I do all the time with both my kids. I could care less what anyone thought of it. It is more safe and easy for me anyway. I'm usually alone with both of them all day and if I want a shower they don't always nap together so why not just all take one at once?
I always did take baths with them as it was a wonderful time to bond as we splashed and played and it was calming for all of us. Mine even took showers with me. I had one of those little grip mats and would put the youngest on it and my one year old would sit on the shower floor and play about. They liked baths better though as then they could bring along the toy box. They have just stopped hopping in the shower with me in the last 2 years and they are now 9 and 10....so keep on doing what you think is right and enjoy the time.

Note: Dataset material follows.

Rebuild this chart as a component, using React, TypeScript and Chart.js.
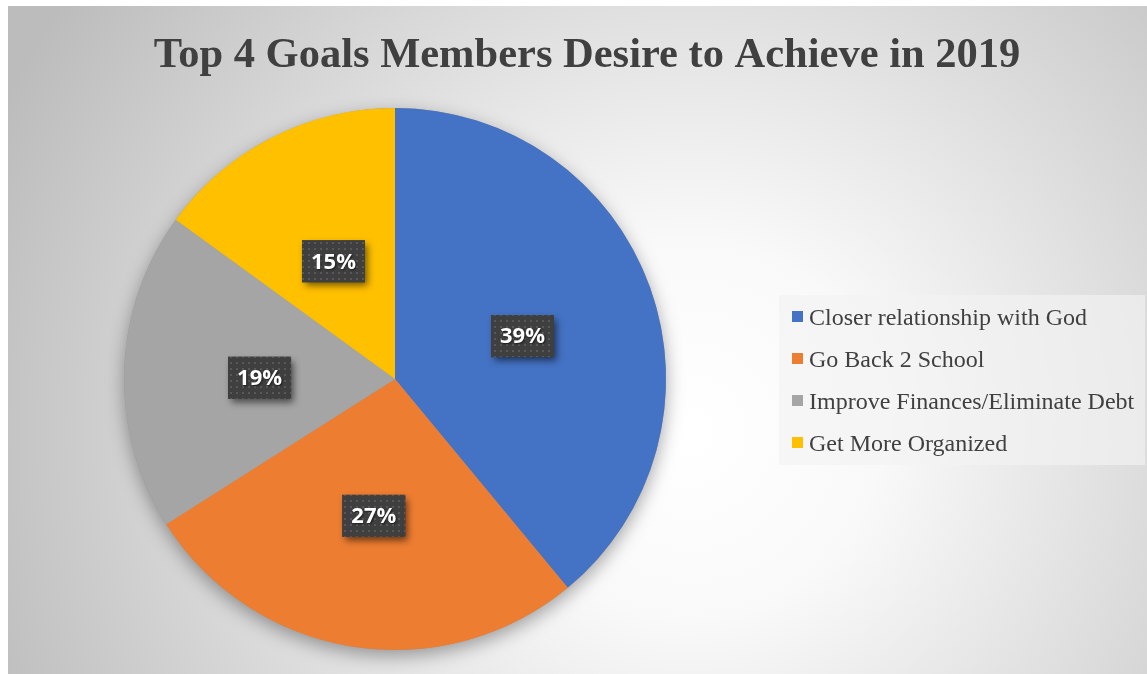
import React, { useEffect, useRef } from "react";
import { Chart, registerables } from "chart.js";

Chart.register(...registerables);

const TITLE = "Top 4 Goals Members Desire to Achieve in 2019";
const categories = [
  "Closer relationship with God",
  "Go Back 2 School",
  "Improve Finances/Eliminate Debt",
  "Get More Organized",
];
const values = [39, 27, 19, 15];
const colors = ["#4472C4", "#ED7D31", "#A5A5A5", "#FFC000"];

const W = 1147;
const H = 674;

function makePattern(ctx: CanvasRenderingContext2D) {
  const c = document.createElement("canvas");
  c.width = 6;
  c.height = 6;
  const p = c.getContext("2d")!;
  p.fillStyle = "#3f3f3f";
  p.fillRect(0, 0, 6, 6);
  p.fillStyle = "#585858";
  p.fillRect(2, 2, 2, 2);
  return ctx.createPattern(c, "repeat");
}

export default function App() {
  const ref = useRef<HTMLCanvasElement>(null);

  useEffect(() => {
    document.body.style.margin = "0";
    const canvas = ref.current!;

    const decor = {
      id: "decor",
      beforeDraw(chart: any) {
        const ctx: CanvasRenderingContext2D = chart.ctx;
        ctx.save();
        ctx.fillStyle = "#ffffff";
        ctx.fillRect(0, 0, W, H);
        const g = ctx.createRadialGradient(690, 430, 0, 690, 430, 760);
        g.addColorStop(0, "#ffffff");
        g.addColorStop(0.25, "#f9f9f9");
        g.addColorStop(1, "#bcbcbc");
        ctx.fillStyle = g;
        ctx.fillRect(8, 6, W - 8, H - 6);

        // title
        ctx.font = "bold 42.5px 'Liberation Serif'";
        ctx.fillStyle = "#404040";
        ctx.textAlign = "center";
        ctx.textBaseline = "alphabetic";
        ctx.fillText(TITLE, 587, 67);

        // legend
        ctx.fillStyle = "rgba(242,242,242,0.65)";
        ctx.fillRect(779, 295, 366, 170);
        ctx.font = "24px 'Liberation Serif'";
        ctx.textAlign = "left";
        categories.forEach((label, i) => {
          const cy = 316.5 + i * 42;
          ctx.fillStyle = colors[i];
          ctx.fillRect(792, cy - 5.5, 11, 11);
          ctx.fillStyle = "#404040";
          ctx.fillText(label, 809, cy + 8);
        });
        ctx.restore();
      },
      beforeDatasetsDraw(chart: any) {
        const meta = chart.getDatasetMeta(0);
        const arc = meta.data[0];
        if (!arc) return;
        const ctx: CanvasRenderingContext2D = chart.ctx;
        ctx.save();
        ctx.shadowColor = "rgba(0,0,0,0.35)";
        ctx.shadowBlur = 18;
        ctx.shadowOffsetY = 6;
        ctx.fillStyle = "#999";
        ctx.beginPath();
        ctx.arc(arc.x, arc.y, arc.outerRadius, 0, Math.PI * 2);
        ctx.fill();
        ctx.restore();
      },
      afterDatasetsDraw(chart: any) {
        const meta = chart.getDatasetMeta(0);
        const ctx: CanvasRenderingContext2D = chart.ctx;
        const pattern = makePattern(ctx);
        meta.data.forEach((arc: any, i: number) => {
          const c = arc.getCenterPoint();
          const x = c.x;
          const y = c.y + 3;
          const text = values[i] + "%";
          const bw = 63;
          const bh = 42;
          ctx.save();
          ctx.shadowColor = "rgba(0,0,0,0.55)";
          ctx.shadowBlur = 7;
          ctx.shadowOffsetX = 3;
          ctx.shadowOffsetY = 4;
          ctx.fillStyle = "#404040";
          ctx.fillRect(x - bw / 2, y - bh / 2, bw, bh);
          ctx.restore();
          ctx.save();
          if (pattern) {
            ctx.fillStyle = pattern;
            ctx.fillRect(x - bw / 2, y - bh / 2, bw, bh);
          }
          ctx.font = "bold 22px 'Open Sans'";
          ctx.textAlign = "center";
          ctx.textBaseline = "middle";
          ctx.shadowColor = "rgba(0,0,0,0.6)";
          ctx.shadowBlur = 2;
          ctx.shadowOffsetX = 1;
          ctx.shadowOffsetY = 1;
          ctx.fillStyle = "#ffffff";
          ctx.fillText(text, x, y + 1);
          ctx.restore();
        });
      },
    };

    const chart = new Chart(canvas, {
      type: "pie",
      data: {
        labels: categories,
        datasets: [
          {
            data: values,
            backgroundColor: colors,
            borderWidth: 0,
            hoverOffset: 0,
            offset: 0,
          },
        ],
      },
      options: {
        responsive: false,
        animation: false,
        events: [],
        layout: { padding: { left: 11, right: 368, top: 108, bottom: 24 } },
        plugins: {
          legend: { display: false },
          title: { display: false },
          tooltip: { enabled: false },
        },
      },
      plugins: [decor],
    });
    return () => chart.destroy();
  }, []);

  return (
    <div style={{ position: "absolute", left: 0, top: 0 }}>
      <canvas ref={ref} width={W} height={H} style={{ display: "block", width: W, height: H }} />
    </div>
  );
}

In fact Cap'n Astronaut suggests that you breast feed your son until at least the age of 5 years old. A growing boy needs his milk!If anyone complains just throw a hex on them with your witchcraft! http://home.kc.rr.com/microdisney/
I bathed with my son until he could wash himself, then still sat in with him until I knew he was safe enough and REALLY washing. When he was really little holding him in the shower was the easiest, too, as well as excellent bonding. one of his first words was wata...in the shower no doubt.
My mama bathed with me when I was little. I bathed with our little ones, for a while, too. Bear was more comfortable wearing a pair of shorts if he got in the tub to bathe one of our girls. That was his thing, his comfort level and I have no problem with it. Our boy is not circed and my dh is, so it lead to some interesting discussions. I think the best rule of thumb is, do it if you are comfortable, and stop when you start to feel uncomfortable. If you have healthy boundries, that will come eventually. One day you just don't feel it is appropriate. Not a big deal IMO.
People have actually given you weird looks for bathing with your baby? They're just fucked up if you asked me, that's one of the most natural things on Earth, why wouldn't you? Are kids supposed to grow up not knowing what an adult looks like naked? Ridiculous! You're doing the right thing, love - don't let anybody tell you otherwise.
I don't think that there's a thing wrong with it at all. It's not as though you're doing it for any "weird" reason! I've bathed with all three of my children. I know that some of my family had been horrified with that, but it didn't bother me because I didn't see any wrong in something so innocent. People who have a phobia about it usually have some kind of underlying issues.
I remember taking showers with my mom until I was about 5. I never thought it was a big deal, so I don't understand why some people would.